>> Begin

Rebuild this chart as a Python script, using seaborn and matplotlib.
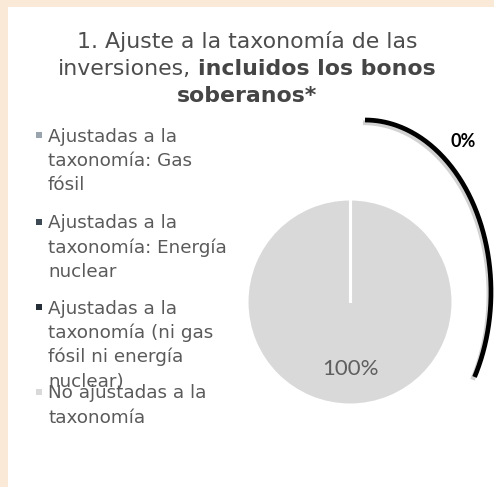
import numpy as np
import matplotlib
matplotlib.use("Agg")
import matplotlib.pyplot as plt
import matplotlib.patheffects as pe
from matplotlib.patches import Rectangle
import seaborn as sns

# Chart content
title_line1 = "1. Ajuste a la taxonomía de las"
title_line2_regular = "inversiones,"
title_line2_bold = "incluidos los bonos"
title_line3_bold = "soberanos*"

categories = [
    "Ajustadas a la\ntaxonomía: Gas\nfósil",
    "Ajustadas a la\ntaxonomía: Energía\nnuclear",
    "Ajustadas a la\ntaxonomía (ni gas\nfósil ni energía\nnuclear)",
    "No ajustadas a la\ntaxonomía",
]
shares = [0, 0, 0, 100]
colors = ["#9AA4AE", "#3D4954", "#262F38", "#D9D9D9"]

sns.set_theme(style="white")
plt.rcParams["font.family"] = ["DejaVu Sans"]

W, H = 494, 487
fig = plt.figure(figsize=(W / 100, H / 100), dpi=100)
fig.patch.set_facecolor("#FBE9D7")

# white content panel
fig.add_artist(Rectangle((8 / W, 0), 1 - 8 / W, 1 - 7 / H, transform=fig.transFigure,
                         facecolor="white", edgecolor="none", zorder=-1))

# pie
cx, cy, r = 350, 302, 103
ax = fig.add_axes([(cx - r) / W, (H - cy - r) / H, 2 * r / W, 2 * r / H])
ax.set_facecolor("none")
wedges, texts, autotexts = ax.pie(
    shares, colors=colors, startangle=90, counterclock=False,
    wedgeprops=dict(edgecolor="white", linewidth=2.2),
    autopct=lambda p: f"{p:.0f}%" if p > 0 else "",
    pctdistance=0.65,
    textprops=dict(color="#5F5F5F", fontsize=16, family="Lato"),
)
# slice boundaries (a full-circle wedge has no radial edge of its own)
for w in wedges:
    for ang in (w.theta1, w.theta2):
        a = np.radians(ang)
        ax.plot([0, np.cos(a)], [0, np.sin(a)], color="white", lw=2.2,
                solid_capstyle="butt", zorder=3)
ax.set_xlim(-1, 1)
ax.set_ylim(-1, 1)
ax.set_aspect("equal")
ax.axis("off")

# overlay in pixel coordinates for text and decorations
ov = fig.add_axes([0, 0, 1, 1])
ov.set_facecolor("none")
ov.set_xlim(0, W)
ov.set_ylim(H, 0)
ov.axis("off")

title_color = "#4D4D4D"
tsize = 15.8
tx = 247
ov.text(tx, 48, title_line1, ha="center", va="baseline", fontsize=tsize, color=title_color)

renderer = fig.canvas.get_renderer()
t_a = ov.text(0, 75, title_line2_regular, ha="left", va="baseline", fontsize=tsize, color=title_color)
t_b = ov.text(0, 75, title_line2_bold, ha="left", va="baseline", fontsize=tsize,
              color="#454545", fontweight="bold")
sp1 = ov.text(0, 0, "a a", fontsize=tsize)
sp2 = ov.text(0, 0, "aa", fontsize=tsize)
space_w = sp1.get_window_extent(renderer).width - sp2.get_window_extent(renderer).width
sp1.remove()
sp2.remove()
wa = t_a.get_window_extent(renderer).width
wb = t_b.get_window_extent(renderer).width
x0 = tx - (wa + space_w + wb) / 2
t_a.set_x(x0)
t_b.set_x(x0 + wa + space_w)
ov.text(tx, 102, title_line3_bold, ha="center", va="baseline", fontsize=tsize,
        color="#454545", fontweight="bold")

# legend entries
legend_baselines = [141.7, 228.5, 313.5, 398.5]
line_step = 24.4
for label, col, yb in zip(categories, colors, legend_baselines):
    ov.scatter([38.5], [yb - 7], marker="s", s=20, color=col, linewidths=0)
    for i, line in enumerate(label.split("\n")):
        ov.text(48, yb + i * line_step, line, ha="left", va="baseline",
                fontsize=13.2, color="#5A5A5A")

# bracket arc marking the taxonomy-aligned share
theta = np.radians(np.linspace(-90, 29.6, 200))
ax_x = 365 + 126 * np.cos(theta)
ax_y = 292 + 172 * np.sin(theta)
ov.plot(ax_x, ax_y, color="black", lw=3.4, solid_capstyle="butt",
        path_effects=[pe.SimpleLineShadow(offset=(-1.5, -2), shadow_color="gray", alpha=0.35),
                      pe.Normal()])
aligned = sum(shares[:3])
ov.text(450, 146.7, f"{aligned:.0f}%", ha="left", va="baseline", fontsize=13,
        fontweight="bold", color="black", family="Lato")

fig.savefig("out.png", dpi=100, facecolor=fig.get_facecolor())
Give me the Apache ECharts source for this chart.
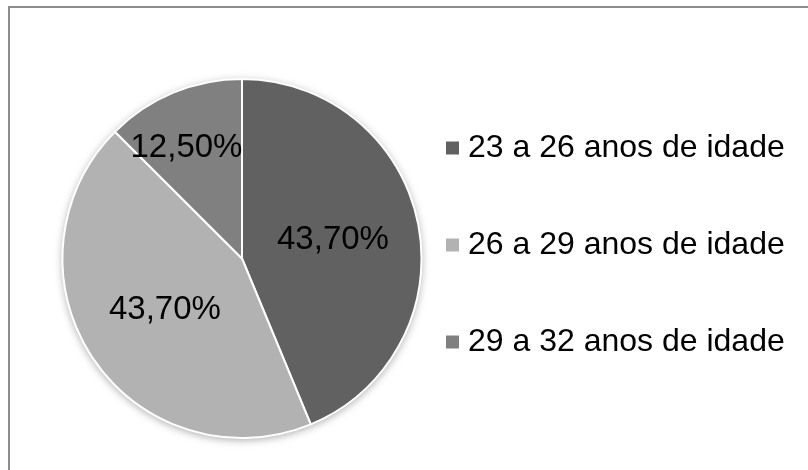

>> End
>> Begin

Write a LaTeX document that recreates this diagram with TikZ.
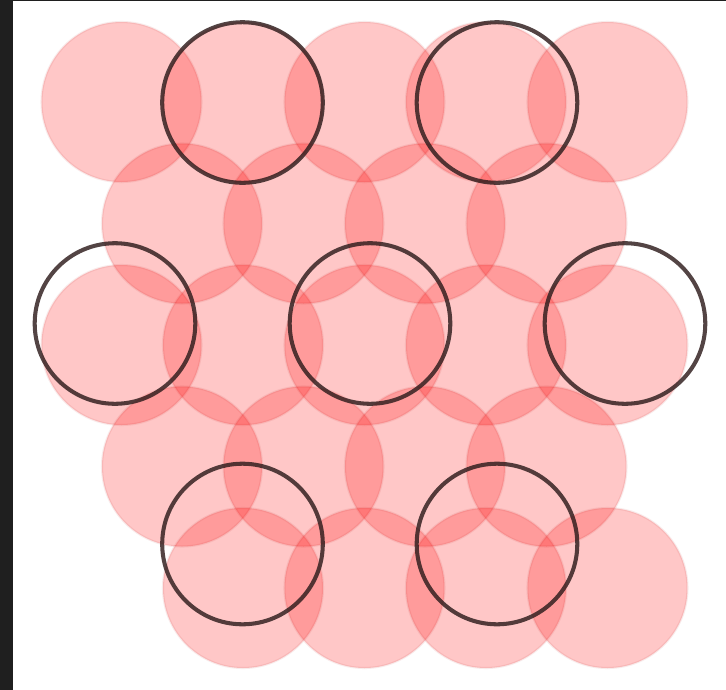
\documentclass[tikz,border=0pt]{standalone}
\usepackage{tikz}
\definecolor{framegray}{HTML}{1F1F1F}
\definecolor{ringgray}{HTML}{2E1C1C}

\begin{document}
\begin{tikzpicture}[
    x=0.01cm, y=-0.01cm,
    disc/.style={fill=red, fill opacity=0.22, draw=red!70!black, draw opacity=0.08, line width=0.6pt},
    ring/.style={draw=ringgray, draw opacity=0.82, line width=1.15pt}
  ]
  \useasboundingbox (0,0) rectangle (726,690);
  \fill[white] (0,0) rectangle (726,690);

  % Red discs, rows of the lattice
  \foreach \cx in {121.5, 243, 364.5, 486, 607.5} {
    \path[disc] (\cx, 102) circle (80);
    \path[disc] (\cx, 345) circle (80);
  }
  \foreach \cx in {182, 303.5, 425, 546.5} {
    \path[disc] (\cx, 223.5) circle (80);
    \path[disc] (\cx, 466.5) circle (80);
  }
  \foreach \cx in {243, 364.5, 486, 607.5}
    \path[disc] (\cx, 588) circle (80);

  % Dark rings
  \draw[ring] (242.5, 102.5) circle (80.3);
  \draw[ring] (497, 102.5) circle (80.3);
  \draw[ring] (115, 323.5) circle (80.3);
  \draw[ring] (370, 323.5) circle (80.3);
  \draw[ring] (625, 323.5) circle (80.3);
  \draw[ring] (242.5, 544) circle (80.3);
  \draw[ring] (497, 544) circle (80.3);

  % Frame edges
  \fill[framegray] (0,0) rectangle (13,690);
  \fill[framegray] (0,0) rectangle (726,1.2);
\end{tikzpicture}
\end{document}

>> End

* TASK OBJECTIVE:
Copy exactly the stretch of lines that starts at the line holding "Write a LaTeX" and ends at the line holding "588) circle (80);". Drop the pictures.

* WORKED ANSWER:
Write a LaTeX document that recreates this diagram with TikZ.
\documentclass[tikz,border=0pt]{standalone}
\usepackage{tikz}
\definecolor{framegray}{HTML}{1F1F1F}
\definecolor{ringgray}{HTML}{2E1C1C}

\begin{document}
\begin{tikzpicture}[
    x=0.01cm, y=-0.01cm,
    disc/.style={fill=red, fill opacity=0.22, draw=red!70!black, draw opacity=0.08, line width=0.6pt},
    ring/.style={draw=ringgray, draw opacity=0.82, line width=1.15pt}
  ]
  \useasboundingbox (0,0) rectangle (726,690);
  \fill[white] (0,0) rectangle (726,690);

  % Red discs, rows of the lattice
  \foreach \cx in {121.5, 243, 364.5, 486, 607.5} {
    \path[disc] (\cx, 102) circle (80);
    \path[disc] (\cx, 345) circle (80);
  }
  \foreach \cx in {182, 303.5, 425, 546.5} {
    \path[disc] (\cx, 223.5) circle (80);
    \path[disc] (\cx, 466.5) circle (80);
  }
  \foreach \cx in {243, 364.5, 486, 607.5}
    \path[disc] (\cx, 588) circle (80);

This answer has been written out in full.